Por esta razón, en forma divertida, me solacé leyendo dos novelas que describen dos mundos totalmente opuestos, El sueño del celta, en la que Mario Vargas Llosa confirma su calidad de premio Nobel y que nos describe el tercer mundo más descarnado de Africa y América, así como la lucha de Irlanda y Hoguera de vanidades, de Tom Wolfe, lectura desde hace algún tiempo pospuesta, que nos describe la élite capitalista de Wall Street en Nueva York. Las dos obras tienen una coincidencia: la veleidad del hombre. Como bien escribe el literato latinoamericano, “nada es blanco y negro, ni siquiera una causa justa. También aquí aparecen esos grises turbios que todo lo nublan”.
Y bien, estamos en el 2011, preludio del 2012, que no es simplemente reiterar lo obvio. México —y diría más bien su clase política— debe reconocer que nuestro más grave problema es la degradación de la política y el hecho palpitante de que hemos agotado el discurso político. Está resquebrajada la comunicación entre líderes y ciudadanía. La cuestión es cómo mejorar la calidad de nuestra política y cómo restablecer la comunicación entre los hombres del poder y la sociedad. Menudo conflicto que remite a la ética, al sentido común, a la depuración del lenguaje y nuevamente a la condición humana. Me parece que tenemos que partir de algunas cuestiones fundamentales.
Estoy convencido que el pueblo de México tiene más virtudes que vicios, pero si los buenos se marginan, los malos hacen mayoría; si los buenos sienten que la policía es sucia, los malos toman la iniciativa, como parece estar sucediendo. He aquí el primer reto: estimular la participación que implica responsabilidad.
Hemos arribado a la democracia, pero sin una cultura política que le dé sustento. Toda democracia exitosa debe estar sustentada en tres principios fundamentales, que son el núcleo de su doctrina: respeto a la verdad y a sus consecuencias; respeto a la ley que conlleva la eliminación de la impunidad; y tolerancia para llegar a acuerdos y vencer los resentimientos y el encono.
Por mi experiencia política diría que la falla fundamental de México está en el Estado y a un aparato de administración pública atrofiado, al que no se le ha aplicado la necesaria cirugía para hacerlo eficaz. Todo lo que acontece, desde el reciente accidente de San Martín Texmelucan hasta los niveles de inseguridad, recaen en el sector público. El mal viene de lejos y estalló al arribar a la democracia.
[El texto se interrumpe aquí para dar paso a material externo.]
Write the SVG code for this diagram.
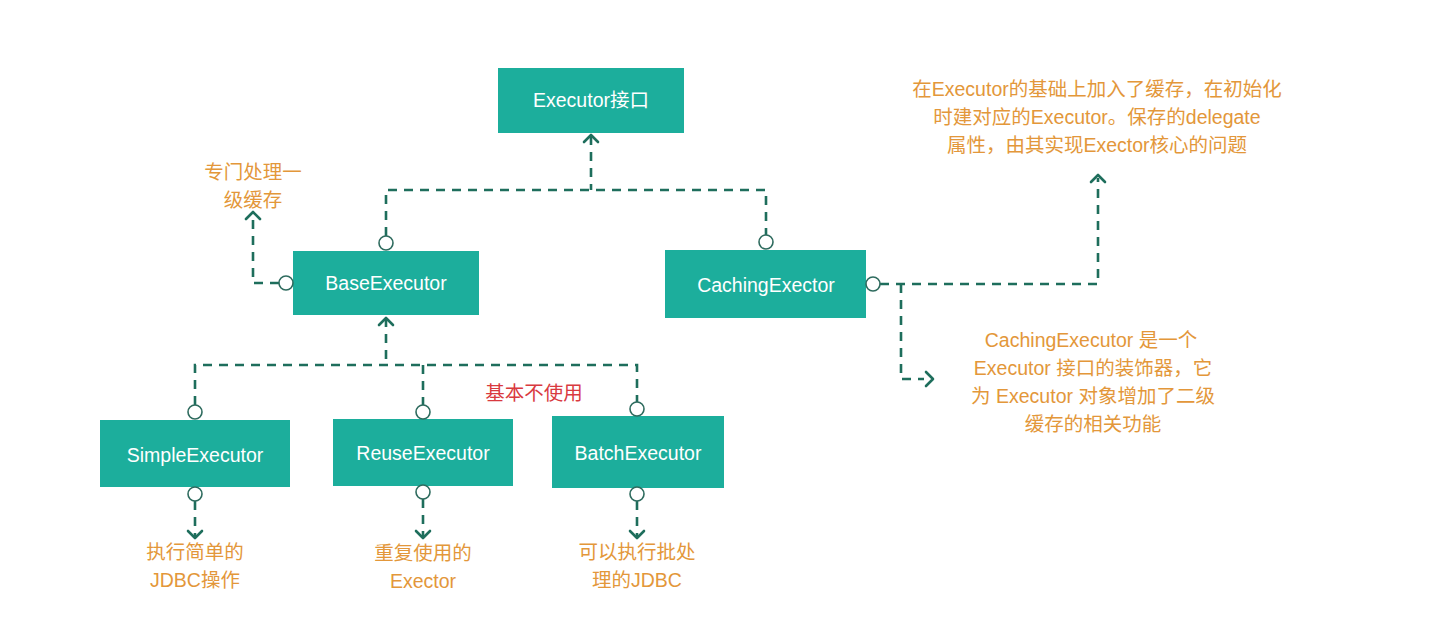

Así tenía que ser, la democracia es enemiga de la opacidad y hace que afloren con toda su crudeza los males acumulados por muchas administraciones. La ventaja de la democracia está en su capacidad de corrección y solamente en ese escenario debemos celebrar que afloren nuestras enormes falencias.
En fin, emprendamos, cada quien en su ámbito de responsabilidad, nuestras tareas. El 2011 nos debe obligar a la objetividad. Si el diagnóstico es deficiente, el tratamiento será equivocado. Efectivamente, no es sano insistir en lo malo, tampoco lo es regodearse en sólo ver lo que está bien, así no se toman decisiones adecuadas ni se corrige lo que está mal. Mucho menos debemos soñar con soluciones mágicas y globales que nos pueden conducir de nuevo al autoritarismo y a la arbitrariedad. El asunto tendrá que ser asumido fragmentando problemas y soluciones, focalizando políticas específicas, diseccionando el organismo nacional y estatal, descentralizando y especificando a qué orden de gobierno corresponden las tareas.
Con estos buenos propósitos y confiado en que ésa es la mejor forma de ser optimistas, veamos este año que empieza.